The Google Economy
This article is from the archive of The New York Sun before the launch of its new website in 2022. The Sun has neither altered nor updated such articles but will seek to correct any errors, mis-categorizations or other problems introduced during transfer.

No doubt it was just coincidence that the Internet company Google announced its long-awaited plans for an initial public offering the same day that the last Oldsmobile rolled off the assembly line. But it was a reminder of the rapid change and flexibility that makes the American economy the mightiest in the world and America the land of opportunity.
Even the way General Motors shut Oldsmobile down is a reminder of the lumbering slowness of corporate America at its worst.
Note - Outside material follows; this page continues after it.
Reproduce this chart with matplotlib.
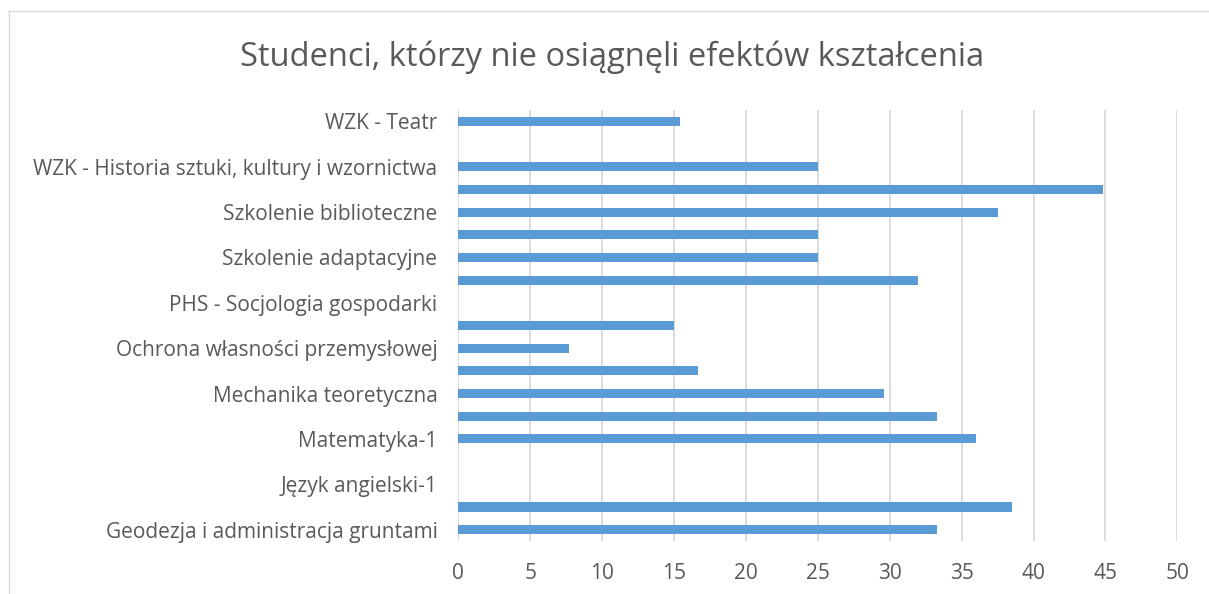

The giant automaker announced in December of 2000 that it would phase out the division, which it called “the oldest automotive brand in America.” It took until yesterday — almost three and a half years — actually to put the brand to rest.
Oldsmobile was founded in 1987 and lasted until 2004. Google is a company with a much shorter history. It was founded in 1998 by two Stanford computer science doctoral students, Sergey Brin and Lawrence Page, whose initial financing came via their credit cards, and who, when the cards were maxed out, then raised about $1 million from friends, family, and acquaintances to start the company. Mr. Brin, 30, is an immigrant to America from Russia. Mr. Page is 31, the son of a computer science professor at Michigan State University. Their filing with the Securities and Exchange Commission yesterday indicated that their company earned $105.6 million last year on revenues of $962 million.
Now the investment bankers at Morgan Stanley and Credit Suisse First Boston are catering to Messrs. Brin and Page, while Oldsmobile is relegated to antique museums with the likes of the Edsel and the Packard. The politicians on the campaign trail palaver about the loss of manufacturing jobs in America. Indeed, it’s hard to imagine many United Auto Workers members in Michigan getting retrained as Google programmers. But for all the pain of the temporary job losses and dislocations — and it is no doubt real — the way our economy keeps growing is that for each Oldsmobile division that shuts down, a new Google or want-to-be Google opens up. After all, when Ransom Eli Olds and a group of Detroit businessmen invested $50,000 to create the Olds Motor Vehicle Company in 1897, R.E. Olds was 33 years old and the son of a blacksmith. So while the arc of Oldsmobile may be waning and that of Google waxing, the arc of American risk-taking and innovation that inspired Olds, Brin, and Page alike seems to us to be, like the entrepreneurial spirit in America, very much alive.